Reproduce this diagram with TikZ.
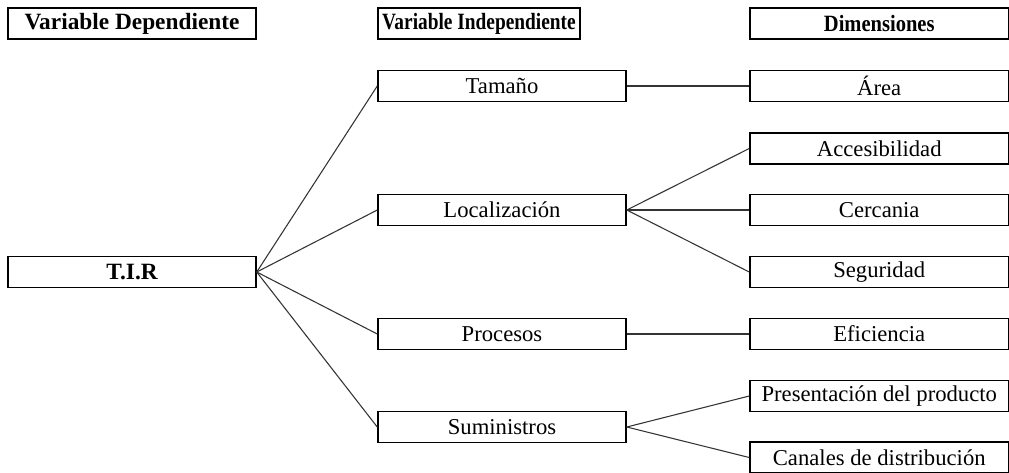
\documentclass[tikz,border=0pt]{standalone}
\usepackage{fontspec}
\setmainfont{Liberation Serif}
\usetikzlibrary{positioning}
\tikzset{
  head/.style={draw, line width=1.1pt, inner sep=0pt, minimum height=23.25pt, font=\fontsize{17.5}{20}\selectfont\bfseries},
  box/.style={draw, line width=1.1pt, inner sep=0pt, minimum height=23.25pt, minimum width=186pt, font=\fontsize{17}{20}\selectfont},
  dimbox/.style={box, minimum width=193.9pt},
  link/.style={line width=0.8pt, draw=black!80}
}

\begin{document}
\begin{tikzpicture}[x=0.75pt, y=-0.75pt]
\useasboundingbox (0,0) rectangle (1009,472);
% encabezados
\node[head, minimum width=186pt] (vdep) at (132,23.5) {Variable Dependiente};
\node[head, minimum width=151.5pt] (vind) at (479,23.5) {\scalebox{0.83}[1]{Variable Independiente}};
\node[head, minimum width=193.9pt] (dims) at (879.25,23.5) {\scalebox{0.88}[1]{Dimensiones}};
% variables
\node[box, font=\fontsize{17.5}{20}\selectfont\bfseries] (tir) at (132,272) {T.I.R};
\node[box] (tam) at (502,86) {Tamaño};
\node[box] (loc) at (502,210) {Localización};
\node[box] (pro) at (502,334) {Procesos};
\node[box] (sum) at (502,427) {Suministros};
% dimensiones
\node[dimbox] (area) at (879.25,86) {Área};
\node[dimbox] (acc) at (879.25,148.5) {Accesibilidad};
\node[dimbox] (cer) at (879.25,210) {Cercania};
\node[dimbox] (seg) at (879.25,272) {Seguridad};
\node[dimbox] (efi) at (879.25,334) {Eficiencia};
\node[dimbox] (pres) at (879.25,396) {Presentación del producto};
\node[dimbox] (can) at (879.25,457.5) {Canales de distribución};
\draw[link] (tir.east) -- (tam.west);
\draw[link] (tir.east) -- (loc.west);
\draw[link] (tir.east) -- (pro.west);
\draw[link] (tir.east) -- (sum.west);
\draw[link] (tam.east) -- (area.west);
\draw[link] (loc.east) -- (acc.west);
\draw[link] (loc.east) -- (cer.west);
\draw[link] (loc.east) -- (seg.west);
\draw[link] (pro.east) -- (efi.west);
\draw[link] (sum.east) -- (pres.west);
\draw[link] (sum.east) -- (can.west);
\end{tikzpicture}
\end{document}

○ ○ ○

Your task is to repeat the material above exactly, without its pictures.

Reproduce this diagram with TikZ.
\documentclass[tikz,border=0pt]{standalone}
\usepackage{fontspec}
\setmainfont{Liberation Serif}
\usetikzlibrary{positioning}
\tikzset{
  head/.style={draw, line width=1.1pt, inner sep=0pt, minimum height=23.25pt, font=\fontsize{17.5}{20}\selectfont\bfseries},
  box/.style={draw, line width=1.1pt, inner sep=0pt, minimum height=23.25pt, minimum width=186pt, font=\fontsize{17}{20}\selectfont},
  dimbox/.style={box, minimum width=193.9pt},
  link/.style={line width=0.8pt, draw=black!80}
}

\begin{document}
\begin{tikzpicture}[x=0.75pt, y=-0.75pt]
\useasboundingbox (0,0) rectangle (1009,472);
% encabezados
\node[head, minimum width=186pt] (vdep) at (132,23.5) {Variable Dependiente};
\node[head, minimum width=151.5pt] (vind) at (479,23.5) {\scalebox{0.83}[1]{Variable Independiente}};
\node[head, minimum width=193.9pt] (dims) at (879.25,23.5) {\scalebox{0.88}[1]{Dimensiones}};
% variables
\node[box, font=\fontsize{17.5}{20}\selectfont\bfseries] (tir) at (132,272) {T.I.R};
\node[box] (tam) at (502,86) {Tamaño};
\node[box] (loc) at (502,210) {Localización};
\node[box] (pro) at (502,334) {Procesos};
\node[box] (sum) at (502,427) {Suministros};
% dimensiones
\node[dimbox] (area) at (879.25,86) {Área};
\node[dimbox] (acc) at (879.25,148.5) {Accesibilidad};
\node[dimbox] (cer) at (879.25,210) {Cercania};
\node[dimbox] (seg) at (879.25,272) {Seguridad};
\node[dimbox] (efi) at (879.25,334) {Eficiencia};
\node[dimbox] (pres) at (879.25,396) {Presentación del producto};
\node[dimbox] (can) at (879.25,457.5) {Canales de distribución};
\draw[link] (tir.east) -- (tam.west);
\draw[link] (tir.east) -- (loc.west);
\draw[link] (tir.east) -- (pro.west);
\draw[link] (tir.east) -- (sum.west);
\draw[link] (tam.east) -- (area.west);
\draw[link] (loc.east) -- (acc.west);
\draw[link] (loc.east) -- (cer.west);
\draw[link] (loc.east) -- (seg.west);
\draw[link] (pro.east) -- (efi.west);
\draw[link] (sum.east) -- (pres.west);
\draw[link] (sum.east) -- (can.west);
\end{tikzpicture}
\end{document}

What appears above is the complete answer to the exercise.